- GIVEN EXERCISE
Take the lines of the data below from the very first through the line containing "import pandas as pd" and output them exactly, pictures excluded.

- INFORMATION SHOWN
━━━━

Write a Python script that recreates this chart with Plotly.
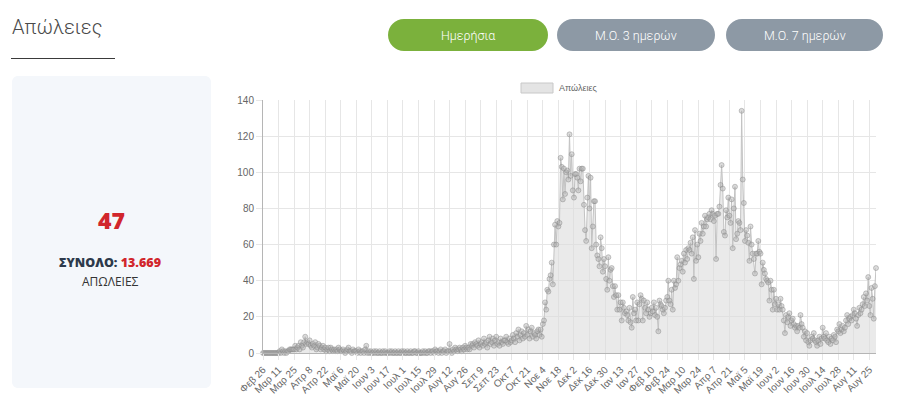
import plotly.graph_objects as go
import pandas as pd

# ---- data (daily deaths) ----
feb20 = [0, 0, 0, 0]
mar20 = [0, 0, 0, 0, 0, 0, 0, 0, 0, 0, 0, 1, 0, 2, 1, 0, 1, 0, 1, 1, 2, 2, 2, 2, 2, 4, 2, 3, 4, 2, 6]
apr20 = [4, 3, 6, 9, 5, 6, 5, 7, 4, 3, 5, 4, 6, 2, 3, 5, 4, 2, 3, 4, 2, 3, 1, 2, 3, 1, 3, 2, 1, 2]
may20 = [1, 2, 1, 3, 2, 1, 1, 2, 1, 0, 1, 2, 3, 1, 1, 0, 2, 1, 1, 1, 0, 2, 1, 0, 1, 1, 0, 2, 4, 0, 1]
jun20 = [0, 1, 0, 0, 1, 0, 1, 0, 0, 1, 0, 0, 1, 0, 1, 0, 0, 0, 1, 0, 1, 0, 0, 1, 0, 0, 1, 0, 0, 1]
jul20 = [0, 1, 0, 0, 1, 0, 0, 1, 0, 0, 1, 1, 0, 0, 1, 0, 0, 0, 1, 0, 1, 0, 0, 1, 1, 0, 1, 1, 0, 2, 1]
aug20 = [1, 0, 1, 2, 0, 1, 1, 2, 0, 1, 1, 5, 1, 0, 2, 1, 3, 2, 1, 2, 3, 2, 1, 3, 2, 4, 3, 2, 3, 2, 5]
sep20 = [4, 5, 3, 6, 5, 4, 7, 3, 5, 6, 4, 8, 5, 6, 3, 7, 9, 5, 6, 8, 4, 7, 9, 5, 6, 4, 8, 6, 5, 7]
oct20 = [7, 9, 6, 5, 8, 6, 7, 10, 8, 6, 11, 9, 13, 7, 10, 12, 8, 11, 9, 15, 10, 13, 8, 12, 14, 9, 11, 10, 8, 12, 13]
nov20 = [10, 13, 9, 16, 18, 28, 24, 35, 34, 41, 43, 50, 38, 60, 71, 60, 73, 70, 72, 108,
         103, 85, 102, 88, 100, 101, 96, 121, 98, 110]
dec20 = [90, 86, 99, 99, 97, 90, 102, 95, 102, 102, 82, 68, 62, 86, 98, 80, 97, 58, 70, 84,
         84, 60, 54, 52, 48, 64, 58, 45, 52, 48, 41]
jan21 = [35, 53, 40, 46, 47, 37, 31, 37, 32, 24, 32, 24, 28, 18, 28, 25, 22, 23, 21, 18,
         25, 17, 14, 31, 22, 24, 18, 28, 18, 27, 32]
feb21 = [30, 18, 29, 25, 22, 28, 24, 20, 22, 25, 23, 28, 21, 25, 20, 12, 29, 27, 26, 24,
         22, 25, 29, 31, 40, 29, 27, 35]
mar21 = [24, 40, 36, 38, 53, 40, 47, 49, 51, 45, 55, 50, 57, 52, 58, 57, 61, 55, 64, 41,
         68, 51, 60, 53, 66, 62, 72, 66, 70, 76, 70]
apr21 = [74, 75, 77, 74, 79, 77, 73, 76, 52, 77, 77, 81, 93, 104, 91, 67, 65, 79, 75, 86,
         76, 72, 85, 58, 80, 92, 63, 66, 73, 72]
may21 = [68, 134, 96, 83, 62, 68, 65, 61, 51, 70, 60, 55, 52, 44, 55, 55, 62, 56, 55, 38,
         50, 46, 44, 41, 40, 39, 29, 40, 35, 24, 35]
jun21 = [27, 30, 24, 27, 24, 30, 26, 24, 18, 11, 21, 17, 20, 22, 15, 18, 19, 16, 14, 15,
         12, 15, 14, 21, 16, 14, 9, 12, 7, 11]
jul21 = [6, 4, 7, 9, 8, 11, 7, 6, 4, 7, 9, 5, 8, 14, 9, 8, 11, 7, 6, 9,
         5, 8, 7, 10, 9, 6, 13, 12, 16, 11, 13]
aug21 = [15, 12, 14, 18, 21, 16, 19, 20, 18, 21, 24, 22, 19, 15, 21, 25, 22, 24, 27, 31,
         26, 33, 29, 42, 26, 21, 36, 30, 19, 37, 47]

tick_labels = ["Φεβ 26", "Μαρ 11", "Μαρ 25", "Απρ 8", "Απρ 22", "Μαϊ 6", "Μαϊ 20", "Ιουν 3",
               "Ιουν 17", "Ιουλ 1", "Ιουλ 15", "Ιουλ 29", "Αυγ 12", "Αυγ 26", "Σεπ 9", "Σεπ 23",
               "Οκτ 7", "Οκτ 21", "Νοε 4", "Νοε 18", "Δεκ 2", "Δεκ 16", "Δεκ 30", "Ιαν 13",
               "Ιαν 27", "Φεβ 10", "Φεβ 24", "Μαρ 10", "Μαρ 24", "Απρ 7", "Απρ 21", "Μαϊ 5",
               "Μαϊ 19", "Ιουν 2", "Ιουν 16", "Ιουν 30", "Ιουλ 14", "Ιουλ 28", "Αυγ 11", "Αυγ 25"]

series_name = "Απώλειες"
latest_value = "47"
total_value = "13.669"

values = (feb20 + mar20 + apr20 + may20 + jun20 + jul20 + aug20 + sep20 + oct20 + nov20 + dec20
          + jan21 + feb21 + mar21 + apr21 + may21 + jun21 + jul21 + aug21)
dates = pd.date_range("2020-02-26", periods=len(values), freq="D")
tick_dates = list(dates[::14])

# ---- layout geometry (pixels) ----
W, H = 900, 404
L, R, T, B = 263, 24, 100, 51
PW, PH = W - L - R, H - T - B


def px(x):
    return (x - L) / PW


def py(y):
    return (H - B - y) / PH


def rrect(x0, y0, x1, y1, r):
    k = 0.5523 * r
    pts = [
        f"M {px(x0 + r)},{py(y0)}",
        f"L {px(x1 - r)},{py(y0)}",
        f"C {px(x1 - r + k)},{py(y0)} {px(x1)},{py(y0 + r - k)} {px(x1)},{py(y0 + r)}",
        f"L {px(x1)},{py(y1 - r)}",
        f"C {px(x1)},{py(y1 - r + k)} {px(x1 - r + k)},{py(y1)} {px(x1 - r)},{py(y1)}",
        f"L {px(x0 + r)},{py(y1)}",
        f"C {px(x0 + r - k)},{py(y1)} {px(x0)},{py(y1 - r + k)} {px(x0)},{py(y1 - r)}",
        f"L {px(x0)},{py(y0 + r)}",
        f"C {px(x0)},{py(y0 + r - k)} {px(x0 + r - k)},{py(y0)} {px(x0 + r)},{py(y0)}",
        "Z",
    ]
    return " ".join(pts)


fig = go.Figure()
fig.add_trace(go.Scatter(
    x=dates, y=values, mode="lines+markers", name=series_name,
    fill="tozeroy", fillcolor="rgba(220,220,220,0.6)",
    line=dict(color="rgba(195,195,195,1)", width=1),
    marker=dict(size=5, color="rgba(175,175,175,0.45)",
                line=dict(color="rgba(135,135,135,0.45)", width=1)),
    cliponaxis=False, showlegend=False,
))

shapes = [
    # left info panel
    dict(type="path", xref="paper", yref="paper", path=rrect(12, 76, 211, 388, 6),
         fillcolor="#f4f7fb", line=dict(width=0), layer="below"),
    # title underline
    dict(type="line", xref="paper", yref="paper", x0=px(11), x1=px(115), y0=py(58.5), y1=py(58.5),
         line=dict(color="#3a3a3a", width=1)),
    # buttons
    dict(type="path", xref="paper", yref="paper", path=rrect(388, 19, 548, 51, 16),
         fillcolor="#7bb13c", line=dict(width=0)),
    dict(type="path", xref="paper", yref="paper", path=rrect(557, 19, 715, 51, 16),
         fillcolor="#8d99a5", line=dict(width=0)),
    dict(type="path", xref="paper", yref="paper", path=rrect(726, 19, 883, 51, 16),
         fillcolor="#8d99a5", line=dict(width=0)),
    # legend box
    dict(type="rect", xref="paper", yref="paper", x0=px(521), x1=px(553), y0=py(83), y1=py(93),
         fillcolor="#e4e4e4", line=dict(color="#c8c8c8", width=1)),
]

ann = [
    dict(text="Απώλειες", x=px(10), y=py(27), xanchor="left", yanchor="middle",
         font=dict(family="Roboto", size=20, color="#4a4a4a", weight=300)),
    dict(text="Ημερήσια", x=px(468), y=py(35.5), xanchor="center", yanchor="middle",
         font=dict(family="Roboto", size=12.5, color="#ffffff", weight=300)),
    dict(text="Μ.Ο. 3 ημερών", x=px(636), y=py(35.5), xanchor="center", yanchor="middle",
         font=dict(family="Roboto", size=12.5, color="#ffffff", weight=300)),
    dict(text="Μ.Ο. 7 ημερών", x=px(804.5), y=py(35.5), xanchor="center", yanchor="middle",
         font=dict(family="Roboto", size=12.5, color="#ffffff", weight=300)),
    dict(text=latest_value, x=px(111), y=py(220), xanchor="center", yanchor="middle",
         font=dict(family="Open Sans", size=23, color="#d1262c", weight=800)),
    dict(text=f"<span style='color:#2d3a4b'>ΣΥΝΟΛΟ:</span> <span style='color:#d1262c'>{total_value}</span>",
         x=px(110), y=py(262), xanchor="center", yanchor="middle",
         font=dict(family="Open Sans", size=12.5, color="#2d3a4b", weight=800)),
    dict(text="ΑΠΩΛΕΙΕΣ", x=px(110), y=py(281), xanchor="center", yanchor="middle",
         font=dict(family="Open Sans", size=12, color="#333333")),
    dict(text=series_name, x=px(557), y=py(88), xanchor="left", yanchor="middle",
         font=dict(family="Liberation Sans", size=9, color="#666666")),
]
for a in ann:
    a.update(xref="paper", yref="paper", showarrow=False)

fig.update_layout(
    width=W, height=H, margin=dict(l=L, r=R, t=T, b=B, pad=0),
    paper_bgcolor="white", plot_bgcolor="white",
    shapes=shapes, annotations=ann, showlegend=False,
    font=dict(family="Liberation Sans", size=10, color="#666666"),
    xaxis=dict(
        range=[dates[0], dates[-1]], tickvals=tick_dates, ticktext=tick_labels,
        tickangle=-45, showgrid=True, gridcolor="#e6e6e6", gridwidth=1,
        ticks="outside", ticklen=6, tickcolor="#e6e6e6",
        showline=True, linecolor="#b5b5b5", linewidth=1, zeroline=False,
        tickfont=dict(family="Liberation Sans", size=10, color="#666666"),
        automargin=False, fixedrange=True,
    ),
    yaxis=dict(
        range=[0, 140], tickvals=[0, 20, 40, 60, 80, 100, 120, 140],
        showgrid=True, gridcolor="#e6e6e6", gridwidth=1,
        ticks="outside", ticklen=6, tickcolor="#e6e6e6",
        showline=True, linecolor="#b5b5b5", linewidth=1, zeroline=False,
        tickfont=dict(family="Liberation Sans", size=10, color="#666666"),
        automargin=False, fixedrange=True,
    ),
)

fig.write_html("out.html", config={"displayModeBar": False})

━━━━

- SOLVED EXERCISE
Write a Python script that recreates this chart with Plotly.
import plotly.graph_objects as go
import pandas as pd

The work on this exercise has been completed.